Retype only what runs from the first line of the listing to the line holding "const berthBox = [[-3, -1], [-1, -1], [-1, -3], [-3, -3]];", both included. Do not retype the pictures.

■ SUPPLIED INFORMATION
::::::::
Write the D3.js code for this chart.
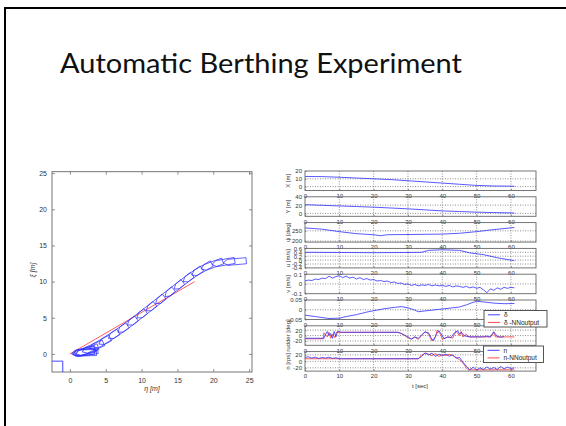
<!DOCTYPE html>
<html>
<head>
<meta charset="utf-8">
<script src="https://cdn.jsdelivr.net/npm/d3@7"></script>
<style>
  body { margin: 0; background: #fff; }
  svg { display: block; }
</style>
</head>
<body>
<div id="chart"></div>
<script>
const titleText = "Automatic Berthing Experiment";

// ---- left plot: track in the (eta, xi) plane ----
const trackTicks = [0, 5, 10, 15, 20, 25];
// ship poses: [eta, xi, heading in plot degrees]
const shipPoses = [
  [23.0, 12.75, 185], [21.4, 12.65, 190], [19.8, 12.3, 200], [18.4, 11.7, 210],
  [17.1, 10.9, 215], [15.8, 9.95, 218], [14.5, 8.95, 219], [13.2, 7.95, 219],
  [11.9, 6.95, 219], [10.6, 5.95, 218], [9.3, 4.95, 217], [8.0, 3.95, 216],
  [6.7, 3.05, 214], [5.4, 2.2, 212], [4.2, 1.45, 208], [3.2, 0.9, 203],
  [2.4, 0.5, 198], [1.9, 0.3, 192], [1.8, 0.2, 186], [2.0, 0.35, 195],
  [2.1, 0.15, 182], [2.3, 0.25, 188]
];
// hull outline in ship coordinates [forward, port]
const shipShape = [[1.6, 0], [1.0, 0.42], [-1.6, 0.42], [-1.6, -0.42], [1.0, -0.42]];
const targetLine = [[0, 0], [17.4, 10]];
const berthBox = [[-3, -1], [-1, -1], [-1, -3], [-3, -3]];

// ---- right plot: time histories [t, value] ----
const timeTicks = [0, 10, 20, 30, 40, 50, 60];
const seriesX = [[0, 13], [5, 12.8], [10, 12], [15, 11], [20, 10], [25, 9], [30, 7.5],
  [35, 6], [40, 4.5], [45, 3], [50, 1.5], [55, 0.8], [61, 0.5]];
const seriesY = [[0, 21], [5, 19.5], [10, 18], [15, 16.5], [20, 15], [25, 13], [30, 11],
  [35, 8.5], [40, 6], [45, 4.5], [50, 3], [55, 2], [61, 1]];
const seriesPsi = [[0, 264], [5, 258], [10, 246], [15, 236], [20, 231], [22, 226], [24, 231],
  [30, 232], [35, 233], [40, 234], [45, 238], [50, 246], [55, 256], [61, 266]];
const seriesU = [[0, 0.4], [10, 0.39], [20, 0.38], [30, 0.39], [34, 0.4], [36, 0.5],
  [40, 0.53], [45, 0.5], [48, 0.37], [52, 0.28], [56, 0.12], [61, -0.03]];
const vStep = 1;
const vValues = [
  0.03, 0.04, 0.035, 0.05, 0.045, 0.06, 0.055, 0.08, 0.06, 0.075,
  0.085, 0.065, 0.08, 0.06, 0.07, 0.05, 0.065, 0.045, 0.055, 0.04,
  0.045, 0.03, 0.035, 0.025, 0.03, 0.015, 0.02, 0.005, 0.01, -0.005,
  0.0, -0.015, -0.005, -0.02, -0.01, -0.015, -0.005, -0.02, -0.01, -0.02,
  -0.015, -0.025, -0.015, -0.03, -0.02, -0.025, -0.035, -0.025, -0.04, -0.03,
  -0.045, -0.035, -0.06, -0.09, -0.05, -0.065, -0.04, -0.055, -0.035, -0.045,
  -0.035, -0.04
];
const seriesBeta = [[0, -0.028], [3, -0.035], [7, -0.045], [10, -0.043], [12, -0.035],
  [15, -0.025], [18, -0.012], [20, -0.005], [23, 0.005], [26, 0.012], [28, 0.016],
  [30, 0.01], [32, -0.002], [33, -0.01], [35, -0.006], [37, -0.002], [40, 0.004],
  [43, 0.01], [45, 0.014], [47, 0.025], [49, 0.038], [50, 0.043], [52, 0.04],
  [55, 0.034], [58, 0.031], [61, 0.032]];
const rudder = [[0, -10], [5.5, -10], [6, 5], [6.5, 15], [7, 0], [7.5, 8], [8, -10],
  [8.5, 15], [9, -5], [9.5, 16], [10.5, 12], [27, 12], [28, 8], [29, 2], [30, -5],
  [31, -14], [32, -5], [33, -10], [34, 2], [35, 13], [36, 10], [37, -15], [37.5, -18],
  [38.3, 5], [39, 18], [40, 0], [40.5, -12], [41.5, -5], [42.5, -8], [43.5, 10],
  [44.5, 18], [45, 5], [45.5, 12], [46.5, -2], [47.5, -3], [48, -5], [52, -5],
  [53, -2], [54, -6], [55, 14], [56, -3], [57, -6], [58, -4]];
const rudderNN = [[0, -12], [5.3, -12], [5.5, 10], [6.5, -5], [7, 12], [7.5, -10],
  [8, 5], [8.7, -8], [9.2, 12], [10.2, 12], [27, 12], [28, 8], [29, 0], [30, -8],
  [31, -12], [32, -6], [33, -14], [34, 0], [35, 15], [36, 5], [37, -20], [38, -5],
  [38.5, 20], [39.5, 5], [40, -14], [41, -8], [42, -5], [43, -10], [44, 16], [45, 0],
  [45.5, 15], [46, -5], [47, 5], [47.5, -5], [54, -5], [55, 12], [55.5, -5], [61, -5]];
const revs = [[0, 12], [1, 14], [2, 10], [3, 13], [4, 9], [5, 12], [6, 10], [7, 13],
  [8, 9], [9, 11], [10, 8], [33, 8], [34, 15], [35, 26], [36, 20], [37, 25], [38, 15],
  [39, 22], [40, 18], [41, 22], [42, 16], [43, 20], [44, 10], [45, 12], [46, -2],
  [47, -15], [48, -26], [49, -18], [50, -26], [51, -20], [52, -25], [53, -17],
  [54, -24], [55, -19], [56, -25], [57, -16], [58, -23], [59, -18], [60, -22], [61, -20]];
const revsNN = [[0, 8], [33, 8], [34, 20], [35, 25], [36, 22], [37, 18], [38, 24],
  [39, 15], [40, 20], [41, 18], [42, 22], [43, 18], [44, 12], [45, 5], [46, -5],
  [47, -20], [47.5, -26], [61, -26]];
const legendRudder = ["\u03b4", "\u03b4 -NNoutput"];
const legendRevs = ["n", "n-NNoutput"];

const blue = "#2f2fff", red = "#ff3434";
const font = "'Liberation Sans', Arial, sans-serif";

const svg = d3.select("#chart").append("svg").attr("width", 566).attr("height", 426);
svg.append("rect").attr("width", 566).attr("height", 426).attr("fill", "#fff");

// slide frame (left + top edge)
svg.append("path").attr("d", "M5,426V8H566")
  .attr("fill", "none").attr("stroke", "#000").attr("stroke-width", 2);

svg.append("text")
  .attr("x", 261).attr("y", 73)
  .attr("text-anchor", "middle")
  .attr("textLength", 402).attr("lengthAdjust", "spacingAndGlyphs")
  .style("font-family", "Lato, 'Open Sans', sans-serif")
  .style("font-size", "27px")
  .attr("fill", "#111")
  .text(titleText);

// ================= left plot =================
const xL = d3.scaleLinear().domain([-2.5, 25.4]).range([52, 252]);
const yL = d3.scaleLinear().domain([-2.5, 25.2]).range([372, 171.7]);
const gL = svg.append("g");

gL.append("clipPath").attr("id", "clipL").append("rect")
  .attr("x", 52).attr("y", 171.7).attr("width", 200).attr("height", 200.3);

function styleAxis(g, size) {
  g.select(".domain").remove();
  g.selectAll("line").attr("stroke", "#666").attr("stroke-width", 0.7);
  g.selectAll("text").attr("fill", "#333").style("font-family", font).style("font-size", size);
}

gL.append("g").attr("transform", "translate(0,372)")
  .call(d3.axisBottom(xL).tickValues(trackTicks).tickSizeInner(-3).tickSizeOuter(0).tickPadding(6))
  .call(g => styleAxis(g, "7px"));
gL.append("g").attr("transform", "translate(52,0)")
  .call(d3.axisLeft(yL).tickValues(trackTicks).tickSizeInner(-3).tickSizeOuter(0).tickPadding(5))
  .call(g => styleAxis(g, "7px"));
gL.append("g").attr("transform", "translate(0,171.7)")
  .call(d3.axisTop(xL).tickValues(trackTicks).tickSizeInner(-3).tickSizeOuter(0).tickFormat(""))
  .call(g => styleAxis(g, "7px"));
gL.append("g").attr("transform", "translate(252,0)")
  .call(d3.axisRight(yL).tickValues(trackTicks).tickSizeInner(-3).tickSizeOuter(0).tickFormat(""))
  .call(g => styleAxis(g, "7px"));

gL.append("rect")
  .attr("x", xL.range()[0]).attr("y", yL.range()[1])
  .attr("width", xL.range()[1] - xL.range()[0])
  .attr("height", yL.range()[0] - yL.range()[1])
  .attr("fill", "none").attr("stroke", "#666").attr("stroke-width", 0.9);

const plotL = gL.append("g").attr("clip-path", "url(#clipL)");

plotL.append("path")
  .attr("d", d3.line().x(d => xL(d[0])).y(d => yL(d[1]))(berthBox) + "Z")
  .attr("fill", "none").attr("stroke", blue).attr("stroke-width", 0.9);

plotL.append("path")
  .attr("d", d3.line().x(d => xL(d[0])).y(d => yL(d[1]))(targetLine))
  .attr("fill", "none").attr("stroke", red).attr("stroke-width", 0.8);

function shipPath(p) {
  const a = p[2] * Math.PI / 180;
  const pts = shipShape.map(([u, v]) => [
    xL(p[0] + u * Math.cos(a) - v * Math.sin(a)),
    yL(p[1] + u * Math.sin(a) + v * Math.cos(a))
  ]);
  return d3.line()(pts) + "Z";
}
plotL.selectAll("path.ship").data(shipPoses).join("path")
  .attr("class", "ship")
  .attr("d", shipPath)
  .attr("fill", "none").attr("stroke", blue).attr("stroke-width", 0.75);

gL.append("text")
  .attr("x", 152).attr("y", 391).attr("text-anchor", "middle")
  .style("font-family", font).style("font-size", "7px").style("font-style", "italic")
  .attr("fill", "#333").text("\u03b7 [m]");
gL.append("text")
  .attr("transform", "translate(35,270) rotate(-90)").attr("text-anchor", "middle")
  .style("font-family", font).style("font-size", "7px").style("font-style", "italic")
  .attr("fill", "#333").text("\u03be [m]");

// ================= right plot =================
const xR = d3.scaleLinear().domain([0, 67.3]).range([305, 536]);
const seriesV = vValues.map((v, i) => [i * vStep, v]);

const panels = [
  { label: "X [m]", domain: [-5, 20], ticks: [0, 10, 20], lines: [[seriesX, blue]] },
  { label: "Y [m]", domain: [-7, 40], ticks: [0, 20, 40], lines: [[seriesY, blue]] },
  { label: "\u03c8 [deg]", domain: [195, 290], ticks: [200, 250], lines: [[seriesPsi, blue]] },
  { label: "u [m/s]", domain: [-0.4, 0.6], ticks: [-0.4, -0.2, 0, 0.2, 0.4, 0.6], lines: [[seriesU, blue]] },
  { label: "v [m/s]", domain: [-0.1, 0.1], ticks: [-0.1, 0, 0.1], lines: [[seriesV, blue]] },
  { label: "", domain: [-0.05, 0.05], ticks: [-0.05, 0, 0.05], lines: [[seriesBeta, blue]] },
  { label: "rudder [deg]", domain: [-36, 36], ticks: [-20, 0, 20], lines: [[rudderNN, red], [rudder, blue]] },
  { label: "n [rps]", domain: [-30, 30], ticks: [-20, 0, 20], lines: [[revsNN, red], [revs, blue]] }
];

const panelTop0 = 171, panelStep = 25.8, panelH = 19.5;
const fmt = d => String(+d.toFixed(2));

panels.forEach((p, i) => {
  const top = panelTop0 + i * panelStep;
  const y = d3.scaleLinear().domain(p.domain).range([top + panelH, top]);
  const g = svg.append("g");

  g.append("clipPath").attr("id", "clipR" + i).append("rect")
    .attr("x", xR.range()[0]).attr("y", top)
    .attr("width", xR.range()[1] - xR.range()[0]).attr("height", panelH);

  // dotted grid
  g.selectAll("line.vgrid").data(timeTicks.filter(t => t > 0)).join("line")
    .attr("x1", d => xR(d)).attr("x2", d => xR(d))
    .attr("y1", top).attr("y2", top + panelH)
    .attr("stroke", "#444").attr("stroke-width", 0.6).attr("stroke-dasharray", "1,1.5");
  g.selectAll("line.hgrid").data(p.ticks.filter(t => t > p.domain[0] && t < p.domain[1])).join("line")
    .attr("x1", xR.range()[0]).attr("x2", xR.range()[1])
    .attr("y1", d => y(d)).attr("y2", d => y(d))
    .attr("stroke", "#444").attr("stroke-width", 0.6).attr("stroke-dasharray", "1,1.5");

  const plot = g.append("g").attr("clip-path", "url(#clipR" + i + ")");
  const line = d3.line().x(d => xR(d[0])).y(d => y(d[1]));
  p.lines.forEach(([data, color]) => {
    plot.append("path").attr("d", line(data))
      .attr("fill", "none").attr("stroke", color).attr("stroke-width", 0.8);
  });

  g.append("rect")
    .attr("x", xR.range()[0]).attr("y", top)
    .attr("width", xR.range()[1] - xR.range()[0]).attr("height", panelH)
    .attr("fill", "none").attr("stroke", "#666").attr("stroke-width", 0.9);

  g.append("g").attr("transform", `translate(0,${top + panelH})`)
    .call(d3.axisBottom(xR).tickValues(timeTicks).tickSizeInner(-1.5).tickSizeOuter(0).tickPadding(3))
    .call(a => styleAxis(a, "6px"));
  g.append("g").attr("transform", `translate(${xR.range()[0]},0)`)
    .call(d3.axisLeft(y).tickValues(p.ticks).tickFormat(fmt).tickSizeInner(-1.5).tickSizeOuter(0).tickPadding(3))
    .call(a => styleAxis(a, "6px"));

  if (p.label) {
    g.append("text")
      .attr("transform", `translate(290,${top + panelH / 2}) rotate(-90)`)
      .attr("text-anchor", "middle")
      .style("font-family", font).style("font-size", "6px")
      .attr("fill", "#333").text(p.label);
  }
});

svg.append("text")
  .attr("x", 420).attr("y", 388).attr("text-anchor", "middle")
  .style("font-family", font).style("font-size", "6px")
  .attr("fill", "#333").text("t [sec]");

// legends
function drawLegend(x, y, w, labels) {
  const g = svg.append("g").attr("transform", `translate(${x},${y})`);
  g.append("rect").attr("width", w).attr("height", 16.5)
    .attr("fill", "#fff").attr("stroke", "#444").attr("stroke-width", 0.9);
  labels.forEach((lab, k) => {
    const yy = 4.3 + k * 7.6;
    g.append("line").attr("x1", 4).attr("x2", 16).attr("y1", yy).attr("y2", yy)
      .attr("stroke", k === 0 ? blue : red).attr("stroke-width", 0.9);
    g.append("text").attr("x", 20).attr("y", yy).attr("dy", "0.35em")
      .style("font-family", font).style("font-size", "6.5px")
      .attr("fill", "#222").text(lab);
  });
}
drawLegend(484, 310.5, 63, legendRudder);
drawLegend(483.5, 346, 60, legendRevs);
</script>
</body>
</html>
::::::::
■ THE RESPONSE
Write the D3.js code for this chart.
<!DOCTYPE html>
<html>
<head>
<meta charset="utf-8">
<script src="https://cdn.jsdelivr.net/npm/d3@7"></script>
<style>
  body { margin: 0; background: #fff; }
  svg { display: block; }
</style>
</head>
<body>
<div id="chart"></div>
<script>
const titleText = "Automatic Berthing Experiment";

// ---- left plot: track in the (eta, xi) plane ----
const trackTicks = [0, 5, 10, 15, 20, 25];
// ship poses: [eta, xi, heading in plot degrees]
const shipPoses = [
  [23.0, 12.75, 185], [21.4, 12.65, 190], [19.8, 12.3, 200], [18.4, 11.7, 210],
  [17.1, 10.9, 215], [15.8, 9.95, 218], [14.5, 8.95, 219], [13.2, 7.95, 219],
  [11.9, 6.95, 219], [10.6, 5.95, 218], [9.3, 4.95, 217], [8.0, 3.95, 216],
  [6.7, 3.05, 214], [5.4, 2.2, 212], [4.2, 1.45, 208], [3.2, 0.9, 203],
  [2.4, 0.5, 198], [1.9, 0.3, 192], [1.8, 0.2, 186], [2.0, 0.35, 195],
  [2.1, 0.15, 182], [2.3, 0.25, 188]
];
// hull outline in ship coordinates [forward, port]
const shipShape = [[1.6, 0], [1.0, 0.42], [-1.6, 0.42], [-1.6, -0.42], [1.0, -0.42]];
const targetLine = [[0, 0], [17.4, 10]];
const berthBox = [[-3, -1], [-1, -1], [-1, -3], [-3, -3]];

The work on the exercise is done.